According to The Wall Street Journal, it took five years for Mr. and Mrs. Fox to finally move into the modernized home. Mrs. Fox was informed by a friend that there's a deserted 3,000-square-foot junkyard in Lordship Lane, a commercial street in their area. It was in 2009, and after a year, the couple paid an amount of £400,000, or about $600,000 to own the junkyard and start building a home that they have always dreamed of.

As reported, Mr. and Mrs. Fox has no permit for reconstructing the former junkyard. They focused on building their home on the site full of scrap metal and transferred with their children Betty, now 25, and twins Alfy and Ruby, 19, with just three vintage campers. "It was a ridiculous amount of money and a real gamble," Mrs. Fox, 55, said.

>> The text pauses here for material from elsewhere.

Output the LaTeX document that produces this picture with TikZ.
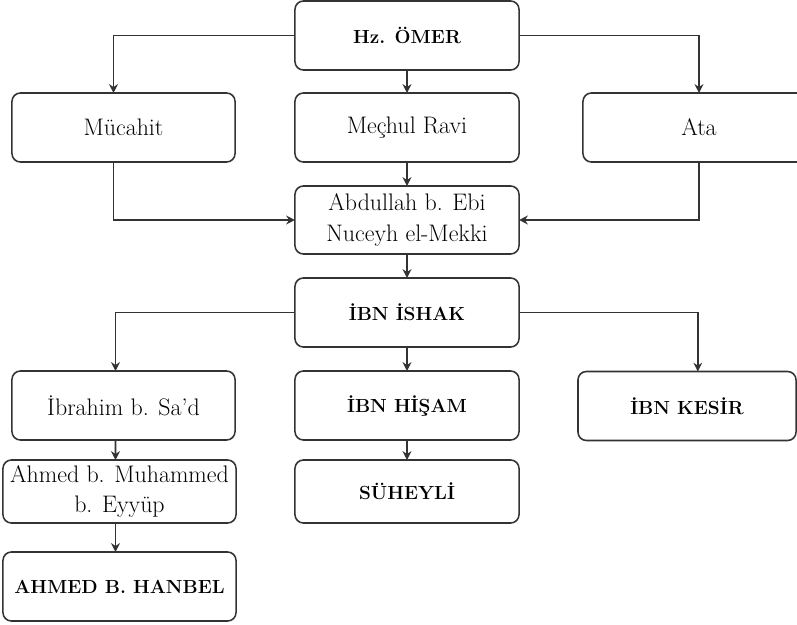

Mr. Fox, a prop painter for Hollywood films including the upcoming "The Huntsman: Winter's War," and Mrs. Fox, an art and upholstery enthusiast, sought the help of architect Jonathan Tuckey of Jonathan Tuckey Design. They planned for building a modern home with two workshops. The pair also requested that the plan for the new home display the site's industrial history and their passion for modern arts, which they called "comfortable Brutalism," Builder Online reports.

The modern two-story house is made with concrete blocks in a corrugated cement fiberboard. It is designed with big windows and steel framed walls. Inside the central house lies the kitchen and a double-height living room. In the remaining two wings, a music room, workshops, three family bedrooms and three bathrooms can be found.

The Foxes spent $450,000 initially which grew to $900,000 to finish the construction. Now, the former junkyard values between $2.65 million and $2.95 million, and the couple just can't contain their happiness.